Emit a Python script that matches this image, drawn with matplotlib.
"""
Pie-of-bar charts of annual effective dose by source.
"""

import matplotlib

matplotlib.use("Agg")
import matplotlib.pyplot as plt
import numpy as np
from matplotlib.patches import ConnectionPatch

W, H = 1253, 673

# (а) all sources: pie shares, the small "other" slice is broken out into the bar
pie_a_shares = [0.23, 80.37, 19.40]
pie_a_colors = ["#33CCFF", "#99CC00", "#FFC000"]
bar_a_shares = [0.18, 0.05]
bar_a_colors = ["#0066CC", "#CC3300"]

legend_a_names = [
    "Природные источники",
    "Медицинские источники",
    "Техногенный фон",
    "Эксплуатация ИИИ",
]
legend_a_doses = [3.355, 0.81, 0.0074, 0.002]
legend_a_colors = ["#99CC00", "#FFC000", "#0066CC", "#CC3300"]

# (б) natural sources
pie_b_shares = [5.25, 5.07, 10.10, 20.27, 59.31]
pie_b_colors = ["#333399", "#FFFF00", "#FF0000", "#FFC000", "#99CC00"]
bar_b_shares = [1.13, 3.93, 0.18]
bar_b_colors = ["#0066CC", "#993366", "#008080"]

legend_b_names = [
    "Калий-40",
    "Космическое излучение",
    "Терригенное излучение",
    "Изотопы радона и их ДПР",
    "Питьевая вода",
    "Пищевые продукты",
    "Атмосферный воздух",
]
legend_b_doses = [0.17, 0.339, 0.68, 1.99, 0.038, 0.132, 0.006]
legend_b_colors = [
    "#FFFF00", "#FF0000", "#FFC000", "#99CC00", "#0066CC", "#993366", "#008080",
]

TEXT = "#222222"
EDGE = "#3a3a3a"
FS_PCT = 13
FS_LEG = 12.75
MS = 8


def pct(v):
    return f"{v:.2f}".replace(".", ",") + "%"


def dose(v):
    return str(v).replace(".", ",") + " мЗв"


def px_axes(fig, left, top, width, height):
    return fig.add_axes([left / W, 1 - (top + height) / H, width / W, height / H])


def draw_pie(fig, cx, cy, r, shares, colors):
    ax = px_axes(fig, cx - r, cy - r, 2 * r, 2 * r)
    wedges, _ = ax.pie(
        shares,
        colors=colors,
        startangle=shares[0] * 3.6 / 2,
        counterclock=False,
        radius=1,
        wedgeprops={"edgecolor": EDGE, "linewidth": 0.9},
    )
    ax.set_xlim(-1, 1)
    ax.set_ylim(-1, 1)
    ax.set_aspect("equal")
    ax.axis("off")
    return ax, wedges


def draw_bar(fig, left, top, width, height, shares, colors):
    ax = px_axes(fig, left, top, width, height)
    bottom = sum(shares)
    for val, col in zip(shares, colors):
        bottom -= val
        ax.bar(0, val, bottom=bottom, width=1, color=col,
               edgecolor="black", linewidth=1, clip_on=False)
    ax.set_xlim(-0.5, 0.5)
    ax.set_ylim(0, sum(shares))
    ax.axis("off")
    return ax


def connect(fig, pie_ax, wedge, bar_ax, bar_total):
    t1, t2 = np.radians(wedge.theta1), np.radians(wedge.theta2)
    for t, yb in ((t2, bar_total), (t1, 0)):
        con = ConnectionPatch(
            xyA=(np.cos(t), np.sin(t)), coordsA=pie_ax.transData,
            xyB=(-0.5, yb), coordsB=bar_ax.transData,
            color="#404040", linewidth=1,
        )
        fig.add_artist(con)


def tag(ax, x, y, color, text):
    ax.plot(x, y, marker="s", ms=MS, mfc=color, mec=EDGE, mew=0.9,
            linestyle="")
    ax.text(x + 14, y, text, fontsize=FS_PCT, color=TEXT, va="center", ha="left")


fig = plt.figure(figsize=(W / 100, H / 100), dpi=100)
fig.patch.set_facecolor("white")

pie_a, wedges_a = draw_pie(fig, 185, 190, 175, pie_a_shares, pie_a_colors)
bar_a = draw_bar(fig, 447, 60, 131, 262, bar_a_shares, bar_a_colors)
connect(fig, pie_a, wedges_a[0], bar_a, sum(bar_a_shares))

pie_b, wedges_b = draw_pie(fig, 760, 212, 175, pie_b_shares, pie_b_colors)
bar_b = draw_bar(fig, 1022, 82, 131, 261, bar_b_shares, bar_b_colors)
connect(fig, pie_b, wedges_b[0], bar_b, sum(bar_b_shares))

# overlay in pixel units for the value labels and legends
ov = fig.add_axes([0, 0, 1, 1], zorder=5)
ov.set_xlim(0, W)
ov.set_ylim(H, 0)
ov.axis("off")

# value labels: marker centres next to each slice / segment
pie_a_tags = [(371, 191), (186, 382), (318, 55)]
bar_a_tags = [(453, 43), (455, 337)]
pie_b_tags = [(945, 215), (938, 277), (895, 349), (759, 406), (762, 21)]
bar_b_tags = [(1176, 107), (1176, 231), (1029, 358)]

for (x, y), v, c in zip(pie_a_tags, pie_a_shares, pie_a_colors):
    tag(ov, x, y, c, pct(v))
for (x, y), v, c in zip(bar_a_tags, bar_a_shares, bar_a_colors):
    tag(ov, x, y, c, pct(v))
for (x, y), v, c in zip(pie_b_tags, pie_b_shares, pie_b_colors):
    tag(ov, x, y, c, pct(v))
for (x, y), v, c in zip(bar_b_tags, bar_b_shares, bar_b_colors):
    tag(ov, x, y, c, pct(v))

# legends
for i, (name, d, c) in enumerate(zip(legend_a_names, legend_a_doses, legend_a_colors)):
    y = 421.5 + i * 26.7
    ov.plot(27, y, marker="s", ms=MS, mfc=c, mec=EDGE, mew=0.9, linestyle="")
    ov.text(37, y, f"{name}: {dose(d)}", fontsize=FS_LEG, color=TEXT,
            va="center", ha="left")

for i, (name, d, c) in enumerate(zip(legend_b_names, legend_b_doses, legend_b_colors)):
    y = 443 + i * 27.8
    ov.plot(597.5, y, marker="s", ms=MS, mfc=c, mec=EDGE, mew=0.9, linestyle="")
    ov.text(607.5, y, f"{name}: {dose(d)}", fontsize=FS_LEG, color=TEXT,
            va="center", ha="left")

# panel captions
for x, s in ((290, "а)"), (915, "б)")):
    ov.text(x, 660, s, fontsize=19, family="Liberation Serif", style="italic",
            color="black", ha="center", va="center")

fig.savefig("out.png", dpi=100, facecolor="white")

--------------------------------

* Short exercise: Lines from the beginning of the data above through the line containing "return fig.add_axes([left /" are to be returned exactly, and no others.

* Problem solution:
Emit a Python script that matches this image, drawn with matplotlib.
"""
Pie-of-bar charts of annual effective dose by source.
"""

import matplotlib

matplotlib.use("Agg")
import matplotlib.pyplot as plt
import numpy as np
from matplotlib.patches import ConnectionPatch

W, H = 1253, 673

# (а) all sources: pie shares, the small "other" slice is broken out into the bar
pie_a_shares = [0.23, 80.37, 19.40]
pie_a_colors = ["#33CCFF", "#99CC00", "#FFC000"]
bar_a_shares = [0.18, 0.05]
bar_a_colors = ["#0066CC", "#CC3300"]

legend_a_names = [
    "Природные источники",
    "Медицинские источники",
    "Техногенный фон",
    "Эксплуатация ИИИ",
]
legend_a_doses = [3.355, 0.81, 0.0074, 0.002]
legend_a_colors = ["#99CC00", "#FFC000", "#0066CC", "#CC3300"]

# (б) natural sources
pie_b_shares = [5.25, 5.07, 10.10, 20.27, 59.31]
pie_b_colors = ["#333399", "#FFFF00", "#FF0000", "#FFC000", "#99CC00"]
bar_b_shares = [1.13, 3.93, 0.18]
bar_b_colors = ["#0066CC", "#993366", "#008080"]

legend_b_names = [
    "Калий-40",
    "Космическое излучение",
    "Терригенное излучение",
    "Изотопы радона и их ДПР",
    "Питьевая вода",
    "Пищевые продукты",
    "Атмосферный воздух",
]
legend_b_doses = [0.17, 0.339, 0.68, 1.99, 0.038, 0.132, 0.006]
legend_b_colors = [
    "#FFFF00", "#FF0000", "#FFC000", "#99CC00", "#0066CC", "#993366", "#008080",
]

TEXT = "#222222"
EDGE = "#3a3a3a"
FS_PCT = 13
FS_LEG = 12.75
MS = 8


def pct(v):
    return f"{v:.2f}".replace(".", ",") + "%"


def dose(v):
    return str(v).replace(".", ",") + " мЗв"


def px_axes(fig, left, top, width, height):
    return fig.add_axes([left / W, 1 - (top + height) / H, width / W, height / H])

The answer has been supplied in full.